I agree, he would go to any length to get around it, I suppose it was my fault, I should have just blocked dating sites - I have in the past discovered passwords, and looked on an account or site and discovered he is trying to meet, or buying used panties - when I came out with the fact I had discovered it instead of discussing anything he has called me over dramatic, that is was titillation, then reset passwords and become more devious - I suppose I may have fallen into codependancy? though I thought at first it was my fault, gave more, played the games- only to discover he seemed empowered by my acceptance of what I thought would be a need I could satisfy- when infact the more I indulged the more he sought to find escort services- in fact looking back each and every time we role played he begged me to let him meet escorts or TVs  and even though I made my sorrow and hurt known he went ahead -I am realising what I thought was at first shyness, then being relaxed with me, was inf cat him not being able to hold a deep conversation , and not being able to show true emotion or intimacy,


----------



## SunnyT

Soooooooooooo...... step back from him, and the marriage. 

Work on yourself. Go to school, get some training so that you are not dependent on him. It takes time, but you have time. And you want to take your time to strengthen your own situation. 

Think about what you'd tell your daughters in a similar situation.
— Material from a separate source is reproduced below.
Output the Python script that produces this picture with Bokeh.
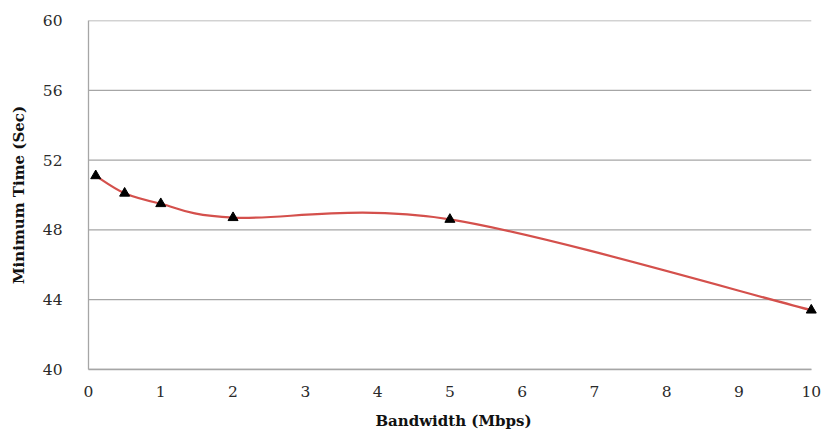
from bokeh.plotting import figure
from bokeh.models import FixedTicker, Range1d, ColumnDataSource
from bokeh.embed import file_html
from bokeh.resources import INLINE

bandwidth = [0.1, 0.5, 1, 2, 5, 10]
min_time = [51.1, 50.1, 49.5, 48.7, 48.6, 43.4]
x_ticks = [0, 1, 2, 3, 4, 5, 6, 7, 8, 9, 10]
y_ticks = [40, 44, 48, 52, 56, 60]

FONT = "DejaVu Serif"
GRID = "#a6a6a6"
X_MAX = 10
X_PAD = 0.1

p = figure(width=821, height=434, output_backend="svg", toolbar_location=None,
           x_range=Range1d(0, X_MAX + X_PAD), y_range=Range1d(40, 60),
           min_border_left=88, min_border_right=3, min_border_top=20, min_border_bottom=65)
p.outline_line_color = None
p.xgrid.grid_line_color = None
p.ygrid.grid_line_color = None

# horizontal grid lines ending at x = 10
p.segment(x0=[0] * len(y_ticks), x1=[X_MAX] * len(y_ticks), y0=y_ticks, y1=y_ticks,
          line_color=GRID, line_width=1.3)

# smooth (Catmull-Rom -> Bezier) curve through the points
n = len(bandwidth)
pts = list(zip(bandwidth, min_time))
x0, y0, x1, y1, cx0, cy0, cx1, cy1 = [], [], [], [], [], [], [], []
for i in range(n - 1):
    pm = pts[i - 1] if i > 0 else pts[i]
    pa = pts[i]
    pb = pts[i + 1]
    pn = pts[i + 2] if i + 2 < n else pts[i + 1]
    x0.append(pa[0]); y0.append(pa[1]); x1.append(pb[0]); y1.append(pb[1])
    cx0.append(pa[0] + (pb[0] - pm[0]) / 6); cy0.append(pa[1] + (pb[1] - pm[1]) / 6)
    cx1.append(pb[0] - (pn[0] - pa[0]) / 6); cy1.append(pb[1] - (pn[1] - pa[1]) / 6)
src = ColumnDataSource(dict(x0=x0, y0=y0, x1=x1, y1=y1, cx0=cx0, cy0=cy0, cx1=cx1, cy1=cy1))
p.bezier(x0="x0", y0="y0", x1="x1", y1="y1", cx0="cx0", cy0="cy0", cx1="cx1", cy1="cy1",
         source=src, line_color="#d4504c", line_width=2.2)

p.scatter(bandwidth, min_time, marker="triangle", size=10, color="black")

p.xaxis.ticker = FixedTicker(ticks=x_ticks)
p.yaxis.ticker = FixedTicker(ticks=y_ticks)
p.xaxis.bounds = (0, X_MAX)
for ax in (p.xaxis, p.yaxis):
    ax.axis_line_color = GRID
    ax.axis_line_width = 1.3
    ax.major_tick_line_color = None
    ax.minor_tick_line_color = None
    ax.major_label_text_font = FONT
    ax.major_label_text_font_size = "15.5px"
    ax.major_label_text_color = "#2a2a2a"
    ax.axis_label_text_font = FONT
    ax.axis_label_text_font_style = "bold"
    ax.axis_label_text_font_size = "15px"
    ax.axis_label_text_color = "#111111"

p.xaxis.axis_label = "Bandwidth (Mbps)"
p.yaxis.axis_label = "Minimum Time (Sec)"
p.xaxis.major_label_standoff = 10
p.yaxis.major_label_standoff = 20
p.xaxis.axis_label_standoff = 12
p.yaxis.axis_label_standoff = 12

open("out.html", "w").write(file_html(p, INLINE))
How would you advise them?

I think you have two choices:
1. Put up with it.... choose to live this way.
2. Change something. And since you cannot change someone else, you can only change yourself.....and thus, your situation. 

It's doable. Not always easy....but doable. Share or don't share as much as you want with H about your plans, but you aren't beholden to him for explanations. Build up your life....make it work for YOU.


----------